Water Shortage Emergency in Santa Cruz Continues: Customers Asked to Cut Back

Jan 9, 2017

Stormy weather continues to cause problems across the Monterey Bay, including a drinking water shortage in Santa Cruz. It has now been 24 hours since the city asked residents and businesses to cut back on water use after the storm damaged critical water infrastructure.

Santa Cruz Water Department Director Rosemary Menard walks around the Graham Hill Water Treatment Plant just outside Santa Cruz city limits.
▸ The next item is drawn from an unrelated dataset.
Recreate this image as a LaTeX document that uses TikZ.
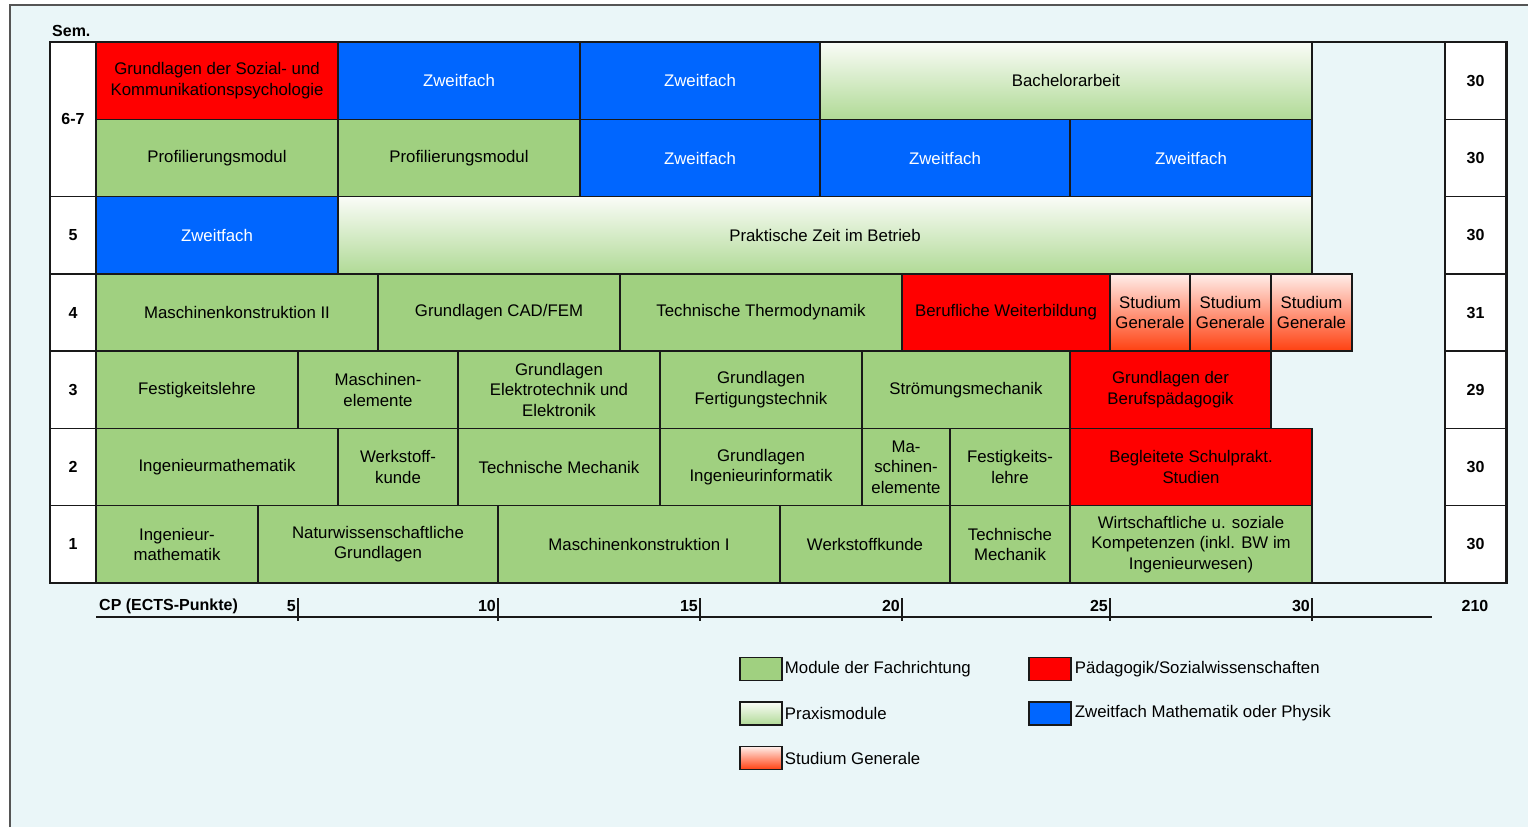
\documentclass[tikz,border=0pt]{standalone}
\usepackage{fontspec}
\setmainfont{Liberation Sans}
\usetikzlibrary{positioning}
\definecolor{bgblue}{RGB}{234,246,248}
\definecolor{fgreen}{RGB}{160,208,128}
\definecolor{zblue}{RGB}{0,102,255}
\definecolor{pred}{RGB}{255,0,0}
\definecolor{pxtop}{RGB}{250,252,247}
\definecolor{pxbot}{RGB}{176,218,150}
\definecolor{sgtop}{RGB}{255,238,234}
\definecolor{sgbot}{RGB}{255,64,16}
\definecolor{gridc}{RGB}{25,25,25}
\definecolor{framec}{RGB}{85,85,85}
\begin{document}
\begin{tikzpicture}[x=1pt, y=-1pt,
        modcell/.style={draw=gridc, line width=1.5pt, inner sep=0pt, outer sep=0pt,
            minimum height=77.3pt, align=center, font=\fontsize{16.8}{20.5}\selectfont},
        fachcell/.style={modcell, fill=fgreen},
        zweitcell/.style={modcell, fill=zblue, text=white},
        paedcell/.style={modcell, fill=pred},
        praxcell/.style={modcell, top color=pxtop, bottom color=pxbot},
        sgcell/.style={modcell, top color=sgtop, bottom color=sgbot},
        semcell/.style={modcell, fill=white, minimum width=46pt, font=\fontsize{16}{19}\selectfont\bfseries},
        cpcell/.style={modcell, fill=white, minimum width=61pt, font=\fontsize{16}{19}\selectfont\bfseries},
        swatch/.style={draw=gridc, line width=1.5pt, minimum width=42pt, minimum height=23pt, inner sep=0pt},
        legtext/.style={inner sep=0pt, font=\fontsize{16.8}{20}\selectfont},
        axlabel/.style={inner sep=0pt, font=\fontsize{16}{19}\selectfont\bfseries}]
    \useasboundingbox (0,0) rectangle (1528,827);
    \fill[bgblue] (10,5) rectangle (1528,827);
    \draw[framec, line width=2pt] (10,827) -- (10,5) -- (1528,5);

    \node[axlabel, anchor=west] (sem) at (52,31) {Sem.};

    % semester 6-7
    \node[paedcell, minimum width=242pt] (a1) at (217,80.6) {Grundlagen der Sozial- und\\Kommunikationspsychologie};
    \node[zweitcell, minimum width=242pt] (a2) at (459,80.6) {Zweitfach};
    \node[zweitcell, minimum width=240pt] (a3) at (700,80.6) {Zweitfach};
    \node[praxcell, minimum width=492pt] (a4) at (1066,80.6) {Bachelorarbeit};

    \node[fachcell, minimum width=242pt] (b1) at (217,158) {Profilierungsmodul};
    \node[fachcell, minimum width=242pt] (b2) at (459,158) {Profilierungsmodul};
    \node[zweitcell, minimum width=240pt] (b3) at (700,158) {Zweitfach};
    \node[zweitcell, minimum width=250pt] (b4) at (945,158) {Zweitfach};
    \node[zweitcell, minimum width=242pt] (b5) at (1191,158) {Zweitfach};

    % semester 5
    \node[zweitcell, minimum width=242pt] (c1) at (217,235.3) {Zweitfach};
    \node[praxcell, minimum width=974pt] (c2) at (825,235.3) {Praktische Zeit im Betrieb};

    % semester 4
    \node[fachcell, minimum width=282pt] (d1) at (237,312.5) {Maschinenkonstruktion II};
    \node[fachcell, minimum width=242pt] (d2) at (499,312.5) {Grundlagen CAD/FEM};
    \node[fachcell, minimum width=282pt] (d3) at (761,312.5) {Technische Thermodynamik};
    \node[paedcell, minimum width=208pt] (d4) at (1006,312.5) {Berufliche Weiterbildung};
    \node[sgcell, minimum width=80pt] (d5) at (1150,312.5) {Studium\\Generale};
    \node[sgcell, minimum width=81pt] (d6) at (1230.5,312.5) {Studium\\Generale};
    \node[sgcell, minimum width=81pt] (d7) at (1311.5,312.5) {Studium\\Generale};

    % semester 3
    \node[fachcell, minimum width=202pt] (e1) at (197,389.8) {Festigkeitslehre};
    \node[fachcell, minimum width=160pt] (e2) at (378,389.8) {Maschinen-\\elemente};
    \node[fachcell, minimum width=202pt] (e3) at (559,389.8) {Grundlagen\\Elektrotechnik und\\Elektronik};
    \node[fachcell, minimum width=202pt] (e4) at (761,389.8) {Grundlagen\\Fertigungstechnik};
    \node[fachcell, minimum width=208pt] (e5) at (966,389.8) {Strömungsmechanik};
    \node[paedcell, minimum width=201pt] (e6) at (1170.5,389.8) {Grundlagen der\\Berufspädagogik};

    % semester 2
    \node[fachcell, minimum width=242pt] (f1) at (217,467) {Ingenieurmathematik};
    \node[fachcell, minimum width=120pt] (f2) at (398,467) {Werkstoff-\\kunde};
    \node[fachcell, minimum width=202pt] (f3) at (559,467) {Technische Mechanik};
    \node[fachcell, minimum width=202pt] (f4) at (761,467) {Grundlagen\\Ingenieurinformatik};
    \node[fachcell, minimum width=88pt] (f5) at (906,467) {Ma-\\schinen-\\elemente};
    \node[fachcell, minimum width=120pt] (f6) at (1010,467) {Festigkeits-\\lehre};
    \node[paedcell, minimum width=242pt] (f7) at (1191,467) {Begleitete Schulprakt.\\Studien};

    % semester 1
    \node[fachcell, minimum width=162pt] (g1) at (177,544.3) {Ingenieur-\\mathematik};
    \node[fachcell, minimum width=240pt] (g2) at (378,544.3) {Naturwissenschaftliche\\Grundlagen};
    \node[fachcell, minimum width=282pt] (g3) at (639,544.3) {Maschinenkonstruktion I};
    \node[fachcell, minimum width=170pt] (g4) at (865,544.3) {Werkstoffkunde};
    \node[fachcell, minimum width=120pt] (g5) at (1010,544.3) {Technische\\Mechanik};
    \node[fachcell, minimum width=242pt] (g6) at (1191,544.3) {Wirtschaftliche u. soziale\\Kompetenzen (inkl. BW im\\Ingenieurwesen)};

    % semester column
    \node[semcell, minimum height=154.6pt] (s67) at (73,119) {6-7};
    \node[semcell] (s5) at (73,235.3) {5};
    \node[semcell] (s4) at (73,312.5) {4};
    \node[semcell] (s3) at (73,389.8) {3};
    \node[semcell] (s2) at (73,467) {2};
    \node[semcell] (s1) at (73,544.3) {1};

    % credit column
    \node[cpcell] (cpa) at (1475.5,80.6) {30};
    \node[cpcell] (cpb) at (1475.5,158) {30};
    \node[cpcell] (cp5) at (1475.5,235.3) {30};
    \node[cpcell] (cp4) at (1475.5,312.5) {31};
    \node[cpcell] (cp3) at (1475.5,389.8) {29};
    \node[cpcell] (cp2) at (1475.5,467) {30};
    \node[cpcell] (cp1) at (1475.5,544.3) {30};

    \draw[gridc, line width=1.5pt] (50,42) rectangle (1507,583);

    % CP axis
    \coordinate (ax0) at (96,617);
    \coordinate (ax1) at (1432,617);
    \draw[gridc, line width=1.5pt] (ax0) -- (ax1);
    \node[axlabel, anchor=west] (cp) at (99,606) {CP (ECTS-Punkte)};
    \foreach \x/\v in {298/5, 498/10, 700/15, 902/20, 1110/25, 1312/30} {
        \draw[gridc, line width=1.5pt] (\x,598) -- (\x,621);
        \node[axlabel, anchor=east] at (\x-2,606) {\v};
    }
    \node[axlabel] (sum) at (1475,606) {210};

    % legend
    \node[swatch, fill=fgreen] (k1) at (761,669) {};
    \node[swatch, top color=pxtop, bottom color=pxbot, below=20pt of k1] (k2) {};
    \node[swatch, top color=sgtop, bottom color=sgbot, below=20pt of k2] (k3) {};
    \node[swatch, fill=pred] (k4) at (1050,669) {};
    \node[swatch, fill=zblue, below=20pt of k4] (k5) {};
    \node[legtext, right=2pt of k1] (t1) {Module der Fachrichtung};
    \node[legtext, right=2pt of k2] (t2) {Praxismodule};
    \node[legtext, right=2pt of k3] (t3) {Studium Generale};
    \node[legtext, right=3pt of k4] (t4) {Pädagogik/Sozialwissenschaften};
    \node[legtext, right=3pt of k5] (t5) {Zweitfach Mathematik oder Physik};
\end{tikzpicture}
\end{document}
She explains what treatment bays are.

“These are the places where the water is just coming in and it’s being pre-treated with a flocculent to take the big particles out,” Menard says.
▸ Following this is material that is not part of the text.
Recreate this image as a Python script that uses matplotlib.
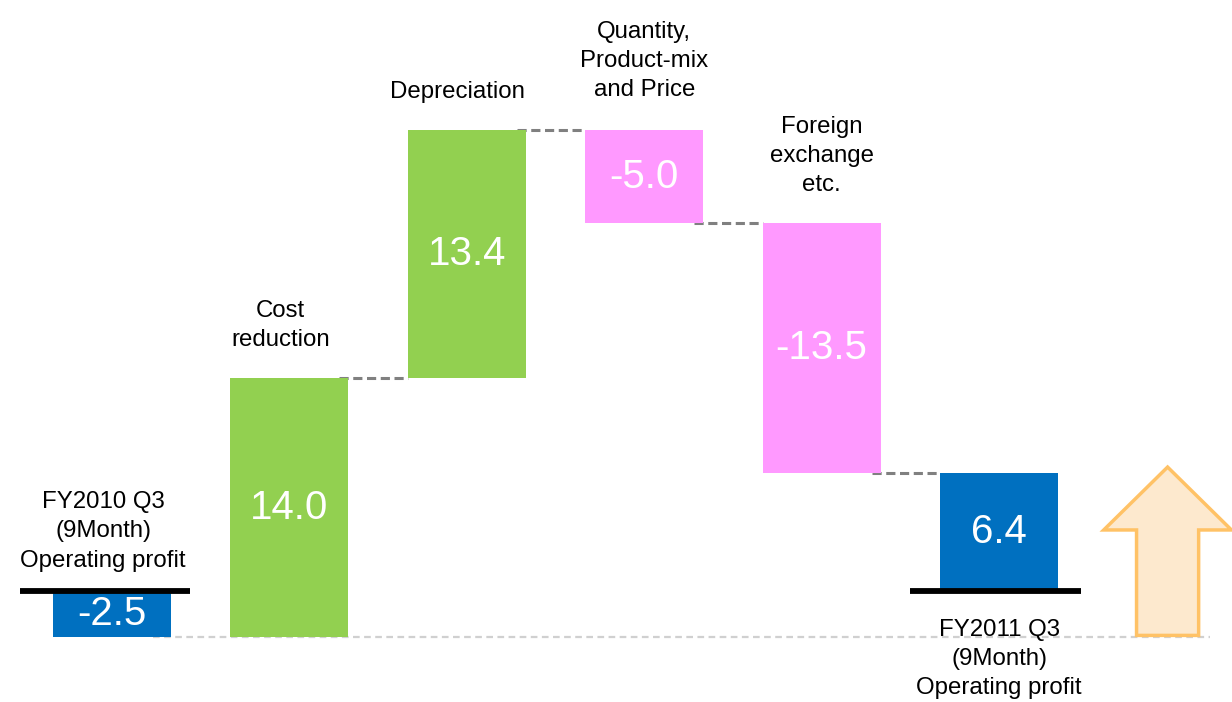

The majority of Santa Cruz’s drinking water comes from the San Lorenzo River and area streams.  It’s treated at the plant before it gets to your tap. But during big storms, much of it becomes too dirty to clean. That’s when the city relies on Loch Lomond Reservoir. But during recent storms, the pipeline between the reservoir and this treatment plant sprung a major leak.

“So we had to shut that supply down,” says Menard. “And we think that was caused by ground movement with so much saturated soils.”

The city is not out of water, but Menard says they don’t have enough to meet current demand. On Monday, the water department started asking customers to cut back usage by 30 percent.

“Particularly it’s a short-term request to ask people to defer any kinds of things like laundry, or running the dishwasher. Take really short showers, just over these next few days while we get this pipe repaired and back in service,” Menard says.

Inside Gabriella Café in downtown Santa Cruz, owner Paul Cocking says they’ve always been water conscious because of the drought and the expense of water.

“As far as washing dishes and customers drinking water, which are the main sources of water use here, a 30 percent reduction would be hard to achieve,” Cocking says.

Still, he’ll try here at the cafe and at home. Rosemary Menard says if people don’t try -

“Then it really does put the system at risk from the point of view, for example, being able to have enough water for firefighting if we had a fire,” Menard says.

Water customers are asked to cut back until the repair is complete. Menard says that could take until Monday.